● PROVIDED DATA:
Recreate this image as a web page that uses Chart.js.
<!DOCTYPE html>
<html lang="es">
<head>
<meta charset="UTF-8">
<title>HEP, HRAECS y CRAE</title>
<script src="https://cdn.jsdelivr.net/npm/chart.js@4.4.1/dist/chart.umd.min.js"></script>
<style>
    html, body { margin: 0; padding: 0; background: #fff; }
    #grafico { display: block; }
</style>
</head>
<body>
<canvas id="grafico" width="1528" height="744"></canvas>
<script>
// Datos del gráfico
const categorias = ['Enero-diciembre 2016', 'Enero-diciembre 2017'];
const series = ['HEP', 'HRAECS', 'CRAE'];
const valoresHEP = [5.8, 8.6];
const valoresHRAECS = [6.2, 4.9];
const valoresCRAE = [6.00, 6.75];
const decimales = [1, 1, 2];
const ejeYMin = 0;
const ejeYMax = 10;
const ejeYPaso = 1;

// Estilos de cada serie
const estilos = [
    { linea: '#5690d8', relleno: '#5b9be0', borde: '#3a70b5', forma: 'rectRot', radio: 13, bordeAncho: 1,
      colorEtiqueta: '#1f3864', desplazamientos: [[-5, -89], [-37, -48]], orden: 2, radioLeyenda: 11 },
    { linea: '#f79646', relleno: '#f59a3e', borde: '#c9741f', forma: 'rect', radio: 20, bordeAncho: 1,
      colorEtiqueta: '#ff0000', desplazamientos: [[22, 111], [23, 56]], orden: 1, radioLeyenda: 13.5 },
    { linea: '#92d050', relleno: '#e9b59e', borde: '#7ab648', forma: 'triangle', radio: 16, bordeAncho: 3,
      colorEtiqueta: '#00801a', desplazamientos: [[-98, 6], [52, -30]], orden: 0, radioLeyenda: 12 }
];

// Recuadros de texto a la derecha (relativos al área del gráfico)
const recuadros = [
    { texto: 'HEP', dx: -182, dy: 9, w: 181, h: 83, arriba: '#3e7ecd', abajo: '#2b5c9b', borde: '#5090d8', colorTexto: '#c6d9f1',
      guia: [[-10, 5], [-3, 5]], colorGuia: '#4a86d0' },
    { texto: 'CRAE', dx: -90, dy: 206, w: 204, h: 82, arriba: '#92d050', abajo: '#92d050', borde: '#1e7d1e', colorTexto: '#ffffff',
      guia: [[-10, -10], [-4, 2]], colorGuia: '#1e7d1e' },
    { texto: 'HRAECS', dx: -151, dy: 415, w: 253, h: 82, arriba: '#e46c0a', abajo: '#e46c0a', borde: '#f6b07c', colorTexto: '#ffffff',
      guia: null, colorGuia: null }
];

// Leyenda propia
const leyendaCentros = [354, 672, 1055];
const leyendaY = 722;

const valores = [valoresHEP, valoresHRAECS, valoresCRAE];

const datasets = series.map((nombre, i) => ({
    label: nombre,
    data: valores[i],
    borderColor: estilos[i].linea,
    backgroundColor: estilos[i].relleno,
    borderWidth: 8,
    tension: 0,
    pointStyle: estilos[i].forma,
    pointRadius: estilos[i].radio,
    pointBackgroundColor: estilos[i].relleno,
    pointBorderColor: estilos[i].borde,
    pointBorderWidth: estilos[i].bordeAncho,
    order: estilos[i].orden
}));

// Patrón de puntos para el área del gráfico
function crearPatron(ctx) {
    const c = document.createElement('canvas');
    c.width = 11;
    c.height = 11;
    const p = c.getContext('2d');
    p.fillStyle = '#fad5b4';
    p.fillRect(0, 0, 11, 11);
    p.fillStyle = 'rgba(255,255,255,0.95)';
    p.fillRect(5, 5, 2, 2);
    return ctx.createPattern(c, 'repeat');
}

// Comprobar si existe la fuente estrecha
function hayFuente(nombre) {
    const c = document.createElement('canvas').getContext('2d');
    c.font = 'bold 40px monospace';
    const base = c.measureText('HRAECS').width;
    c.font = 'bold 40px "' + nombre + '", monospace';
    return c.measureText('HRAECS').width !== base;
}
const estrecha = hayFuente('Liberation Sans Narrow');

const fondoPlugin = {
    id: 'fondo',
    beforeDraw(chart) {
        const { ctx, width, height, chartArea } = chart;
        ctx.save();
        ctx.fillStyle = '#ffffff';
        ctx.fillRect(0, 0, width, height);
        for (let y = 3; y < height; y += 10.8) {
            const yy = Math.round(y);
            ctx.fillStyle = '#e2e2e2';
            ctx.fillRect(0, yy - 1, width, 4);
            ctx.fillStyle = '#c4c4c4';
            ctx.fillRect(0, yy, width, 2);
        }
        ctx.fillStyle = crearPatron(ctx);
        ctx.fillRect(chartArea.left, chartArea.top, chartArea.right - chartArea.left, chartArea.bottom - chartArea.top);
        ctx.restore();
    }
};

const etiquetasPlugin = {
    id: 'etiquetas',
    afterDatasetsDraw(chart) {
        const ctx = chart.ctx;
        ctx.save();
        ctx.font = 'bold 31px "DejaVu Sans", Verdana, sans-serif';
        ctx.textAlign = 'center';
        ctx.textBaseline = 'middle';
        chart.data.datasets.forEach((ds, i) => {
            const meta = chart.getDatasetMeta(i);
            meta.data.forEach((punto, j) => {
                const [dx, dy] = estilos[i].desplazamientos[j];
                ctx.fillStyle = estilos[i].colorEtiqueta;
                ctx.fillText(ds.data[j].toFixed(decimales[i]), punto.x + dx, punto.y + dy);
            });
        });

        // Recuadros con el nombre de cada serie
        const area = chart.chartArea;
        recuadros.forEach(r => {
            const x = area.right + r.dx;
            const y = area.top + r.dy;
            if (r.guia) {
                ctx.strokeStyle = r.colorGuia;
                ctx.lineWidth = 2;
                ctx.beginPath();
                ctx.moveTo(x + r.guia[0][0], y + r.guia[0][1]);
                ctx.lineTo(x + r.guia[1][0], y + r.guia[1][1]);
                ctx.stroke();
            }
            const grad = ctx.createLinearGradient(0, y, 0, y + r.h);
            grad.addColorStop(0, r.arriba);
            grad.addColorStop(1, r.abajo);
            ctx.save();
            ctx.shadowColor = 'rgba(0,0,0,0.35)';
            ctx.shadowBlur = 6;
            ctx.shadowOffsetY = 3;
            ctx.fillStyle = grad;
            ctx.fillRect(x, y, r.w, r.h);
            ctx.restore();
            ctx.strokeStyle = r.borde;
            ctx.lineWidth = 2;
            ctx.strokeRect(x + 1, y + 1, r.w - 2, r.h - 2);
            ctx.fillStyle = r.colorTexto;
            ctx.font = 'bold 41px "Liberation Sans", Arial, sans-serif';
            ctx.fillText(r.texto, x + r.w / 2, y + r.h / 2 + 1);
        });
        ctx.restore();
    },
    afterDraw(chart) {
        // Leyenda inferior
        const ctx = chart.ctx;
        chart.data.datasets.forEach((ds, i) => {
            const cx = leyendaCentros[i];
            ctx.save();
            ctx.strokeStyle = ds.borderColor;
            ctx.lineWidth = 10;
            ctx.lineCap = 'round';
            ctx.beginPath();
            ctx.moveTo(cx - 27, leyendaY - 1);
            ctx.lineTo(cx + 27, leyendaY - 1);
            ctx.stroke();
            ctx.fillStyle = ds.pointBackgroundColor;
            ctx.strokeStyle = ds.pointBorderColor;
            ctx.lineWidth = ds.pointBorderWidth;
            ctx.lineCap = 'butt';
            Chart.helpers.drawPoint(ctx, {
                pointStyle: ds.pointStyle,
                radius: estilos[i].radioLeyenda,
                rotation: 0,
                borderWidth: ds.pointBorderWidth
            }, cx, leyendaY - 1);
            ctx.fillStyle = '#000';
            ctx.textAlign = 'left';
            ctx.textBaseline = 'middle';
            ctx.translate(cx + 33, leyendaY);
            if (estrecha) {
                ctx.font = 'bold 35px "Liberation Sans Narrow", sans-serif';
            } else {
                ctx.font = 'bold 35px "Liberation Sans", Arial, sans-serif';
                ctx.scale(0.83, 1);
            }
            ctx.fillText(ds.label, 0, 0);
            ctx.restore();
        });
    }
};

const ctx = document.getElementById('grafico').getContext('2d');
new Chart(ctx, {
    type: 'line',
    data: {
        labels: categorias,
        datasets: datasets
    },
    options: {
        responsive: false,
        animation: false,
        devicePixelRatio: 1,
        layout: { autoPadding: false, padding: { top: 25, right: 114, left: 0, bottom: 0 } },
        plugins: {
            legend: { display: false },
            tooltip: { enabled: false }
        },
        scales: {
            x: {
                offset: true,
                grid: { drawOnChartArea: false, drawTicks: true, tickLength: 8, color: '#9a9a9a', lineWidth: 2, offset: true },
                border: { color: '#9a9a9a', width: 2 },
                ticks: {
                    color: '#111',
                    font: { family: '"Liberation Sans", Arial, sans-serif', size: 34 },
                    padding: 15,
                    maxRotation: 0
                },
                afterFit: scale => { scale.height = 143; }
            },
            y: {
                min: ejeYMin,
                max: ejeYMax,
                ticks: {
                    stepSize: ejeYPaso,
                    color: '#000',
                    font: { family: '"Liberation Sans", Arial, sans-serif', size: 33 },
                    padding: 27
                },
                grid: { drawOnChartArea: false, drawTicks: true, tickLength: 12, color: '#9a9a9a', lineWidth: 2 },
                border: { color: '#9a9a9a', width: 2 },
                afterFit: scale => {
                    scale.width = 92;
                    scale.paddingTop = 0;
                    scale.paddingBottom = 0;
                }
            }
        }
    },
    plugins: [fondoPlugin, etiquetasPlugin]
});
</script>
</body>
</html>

● EXERCISE DIRECTIONS: Return nothing but the lines from the start of the listing above through the line containing "const ejeYPaso = 1;", exactly as given.

● THE SOLUTION:
Recreate this image as a web page that uses Chart.js.
<!DOCTYPE html>
<html lang="es">
<head>
<meta charset="UTF-8">
<title>HEP, HRAECS y CRAE</title>
<script src="https://cdn.jsdelivr.net/npm/chart.js@4.4.1/dist/chart.umd.min.js"></script>
<style>
    html, body { margin: 0; padding: 0; background: #fff; }
    #grafico { display: block; }
</style>
</head>
<body>
<canvas id="grafico" width="1528" height="744"></canvas>
<script>
// Datos del gráfico
const categorias = ['Enero-diciembre 2016', 'Enero-diciembre 2017'];
const series = ['HEP', 'HRAECS', 'CRAE'];
const valoresHEP = [5.8, 8.6];
const valoresHRAECS = [6.2, 4.9];
const valoresCRAE = [6.00, 6.75];
const decimales = [1, 1, 2];
const ejeYMin = 0;
const ejeYMax = 10;
const ejeYPaso = 1;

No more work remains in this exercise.